Former Cincinnati Bengals player Gary Burley has written a book, “Glory, The Struggle for Yards” with Birmingham journalist Donna Francavilla and friend Ralph Brooks. The book tells the stories of five Black men who managed to break barriers in football’s earliest days. These men include Burl Toler, the University of San Francisco football star who became the NFL’s first Black referee, and Charles Follis, the first African American to be paid to play football in the U.S. He also played baseball at the College of Wooster alongside his teammate Branch Rickey, who eventually purchased the Brooklyn Dodgers. Rickey would later recruit Jackie Robinson, another barrier breaker in baseball.

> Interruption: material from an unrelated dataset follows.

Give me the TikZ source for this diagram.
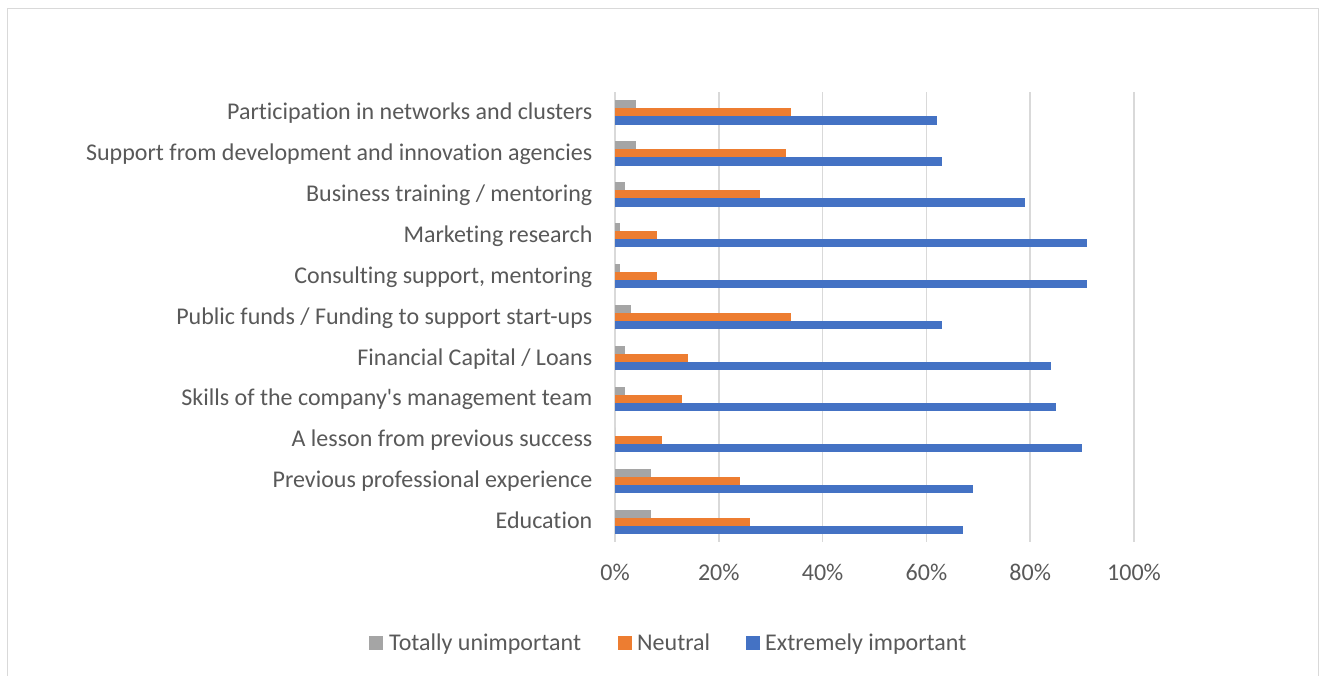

Burley insists that when the San Francisco 49ers go against the Kansas City Chiefs at this year’s Super Bowl, he just wants to see a good game. Having played in Super Bowl 16 where his Bengals lost to the 49ers, he is now focused on lifting the stories of persevering African American football pioneers to help students. He believes that football is not only educational in terms of learning to play the sport, but also in learning how to be successful in life.

“We wanted to choose a couple that were well known and a couple that were not known and put them together and look at their stories. We found those stories were very fascinating,” says Francavilla. Burley emphasizes that only one experience tops that of playing on sports’ biggest stage- falling in love with his wife and getting married. “And that was, you know, beyond anything that could ever happen. But the Super Bowl was the next thing, the next best thing that could ever happen to me in my life,” says Burley.